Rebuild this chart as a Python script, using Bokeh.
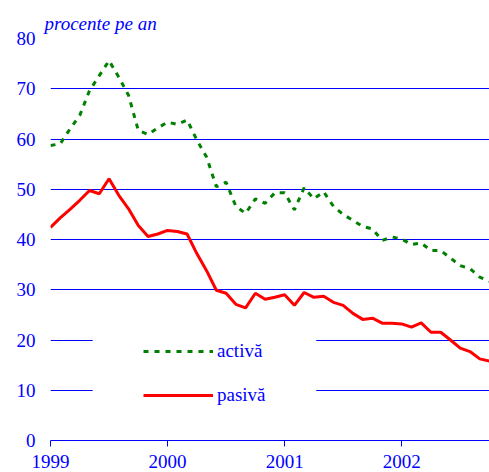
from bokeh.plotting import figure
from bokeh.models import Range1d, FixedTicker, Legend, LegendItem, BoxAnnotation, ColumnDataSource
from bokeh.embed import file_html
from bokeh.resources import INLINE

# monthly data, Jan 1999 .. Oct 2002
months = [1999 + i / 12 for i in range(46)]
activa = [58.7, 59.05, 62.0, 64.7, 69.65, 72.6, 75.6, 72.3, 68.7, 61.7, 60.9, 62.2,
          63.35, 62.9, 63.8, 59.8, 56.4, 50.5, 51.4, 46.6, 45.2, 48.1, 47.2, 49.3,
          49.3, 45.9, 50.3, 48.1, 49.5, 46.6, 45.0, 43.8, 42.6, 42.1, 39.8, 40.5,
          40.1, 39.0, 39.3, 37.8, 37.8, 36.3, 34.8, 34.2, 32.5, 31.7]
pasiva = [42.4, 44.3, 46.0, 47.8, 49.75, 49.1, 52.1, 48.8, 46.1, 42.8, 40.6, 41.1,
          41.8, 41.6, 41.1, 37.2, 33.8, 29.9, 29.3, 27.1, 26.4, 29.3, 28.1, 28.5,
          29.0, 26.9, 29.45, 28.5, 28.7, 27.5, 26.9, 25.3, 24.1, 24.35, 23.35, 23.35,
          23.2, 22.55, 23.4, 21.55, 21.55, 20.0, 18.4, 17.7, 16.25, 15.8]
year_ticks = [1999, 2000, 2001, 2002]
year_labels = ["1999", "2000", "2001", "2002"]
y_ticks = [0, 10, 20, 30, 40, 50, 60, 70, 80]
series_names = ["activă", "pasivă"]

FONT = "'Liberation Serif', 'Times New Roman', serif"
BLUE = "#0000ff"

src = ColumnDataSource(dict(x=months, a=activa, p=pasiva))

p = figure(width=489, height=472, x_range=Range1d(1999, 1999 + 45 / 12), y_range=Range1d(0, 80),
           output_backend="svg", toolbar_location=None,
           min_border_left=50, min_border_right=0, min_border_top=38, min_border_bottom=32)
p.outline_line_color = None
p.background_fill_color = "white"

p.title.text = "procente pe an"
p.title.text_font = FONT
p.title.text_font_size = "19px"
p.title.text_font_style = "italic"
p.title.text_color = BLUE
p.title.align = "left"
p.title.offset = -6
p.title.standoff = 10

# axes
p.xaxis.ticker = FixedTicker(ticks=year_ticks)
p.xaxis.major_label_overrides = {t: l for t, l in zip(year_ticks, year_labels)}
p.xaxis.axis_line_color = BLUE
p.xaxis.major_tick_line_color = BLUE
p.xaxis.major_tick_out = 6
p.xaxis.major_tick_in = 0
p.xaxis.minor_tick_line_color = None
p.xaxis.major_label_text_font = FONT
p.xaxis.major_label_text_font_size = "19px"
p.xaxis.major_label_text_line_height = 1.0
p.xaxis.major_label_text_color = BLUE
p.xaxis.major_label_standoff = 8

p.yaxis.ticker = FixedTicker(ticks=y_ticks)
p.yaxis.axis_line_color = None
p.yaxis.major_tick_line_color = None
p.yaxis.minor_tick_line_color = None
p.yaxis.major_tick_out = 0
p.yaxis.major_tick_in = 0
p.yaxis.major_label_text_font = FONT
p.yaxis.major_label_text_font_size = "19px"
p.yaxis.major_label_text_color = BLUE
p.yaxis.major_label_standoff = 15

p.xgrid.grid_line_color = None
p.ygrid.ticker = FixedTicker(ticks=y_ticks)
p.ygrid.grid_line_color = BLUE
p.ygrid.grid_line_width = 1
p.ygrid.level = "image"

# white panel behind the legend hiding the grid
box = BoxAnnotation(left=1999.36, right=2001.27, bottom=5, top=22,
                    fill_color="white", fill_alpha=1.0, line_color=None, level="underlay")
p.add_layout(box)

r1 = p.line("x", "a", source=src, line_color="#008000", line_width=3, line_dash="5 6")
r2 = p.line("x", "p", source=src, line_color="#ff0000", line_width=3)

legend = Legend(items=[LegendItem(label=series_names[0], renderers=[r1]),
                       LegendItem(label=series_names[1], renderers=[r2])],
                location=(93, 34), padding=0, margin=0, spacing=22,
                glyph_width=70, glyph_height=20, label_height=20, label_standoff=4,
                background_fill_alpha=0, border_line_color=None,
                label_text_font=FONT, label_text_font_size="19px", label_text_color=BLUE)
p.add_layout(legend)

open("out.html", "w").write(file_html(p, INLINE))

§ **TASK DIRECTIONS**
Write out exactly the lines between the start of the data and the line with "from bokeh.resources import INLINE", including both, but none of the pictures.

§ **TASK ANSWER**
Rebuild this chart as a Python script, using Bokeh.
from bokeh.plotting import figure
from bokeh.models import Range1d, FixedTicker, Legend, LegendItem, BoxAnnotation, ColumnDataSource
from bokeh.embed import file_html
from bokeh.resources import INLINE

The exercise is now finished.